What is clear is that interventions are more likely to be successfully received if they are personally tailored to an individual’s background and personality, and involve frequent engagements. The less than ideal situation in Indonesia means that BNPT officers can only visit most prisons a few times per year, which makes any lasting impact of their deradicalisation efforts unlikely, however well intentioned.
An effective way of improving this efficiency problem would be to train prison staff to conduct the programs themselves. The Corrections Directorate has increasingly attempted to prioritise rehabilitation in its facilities, but programs are mostly for inmates in general, rather than targeted at specific problems. The BNPT conducts its sessions independently, with consultants, such as religious scholars or former militants, brought in to assist.
In fact, due to the sensitive nature of data associated with terrorist inmates, prisons are often told very little about the individuals they receive. Police and/or BNPT let prison staff know that a certain inmate is radical and potentially high-risk, but relayed information rarely extends much further.
Data is protected to prevent leaks, but the inability or reluctance to share prisoners’ specifics remains an obstacle to effective rehabilitation initiatives. If trained prison staff had detailed profiles of the prisoners they are responsible for, and a predetermined framework for intervention, they could spend time with the relevant prisoners every day. If inmates were transferred, staff would coordinate with counterparts in other facilities to carry the program forwards.
The Indonesian Directorate of Corrections is in the process of hiring several thousand new prison officers. It would not take much to provide many of these new officers with the knowledge and skills to engage extremists. Jakarta-based NGOs have already been offering constructive vocational training, and the BNPT has conducted occasional seminars.

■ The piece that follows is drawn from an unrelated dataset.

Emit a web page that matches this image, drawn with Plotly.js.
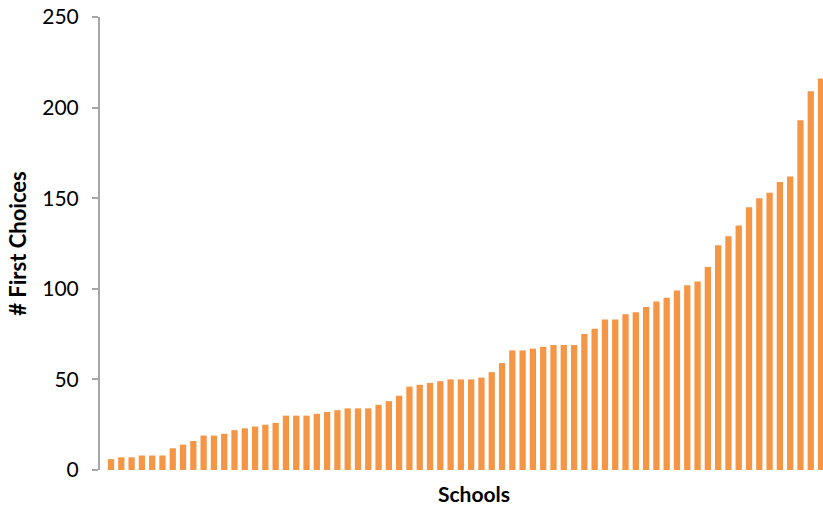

However, it is difficult to envisage success unless efforts are properly coordinated and relevant information shared among stakeholders under an effective leadership structure.
The Directorate of Corrections has been described as a marginalised member of the nation’s criminal justice system. Certainly, the now bulging prison population and insufficient resources present significant challenges, but if there is any chance of reforming extremist inmates, or at least mitigating the risk they pose following release, the prison system and its people must be firmly involved.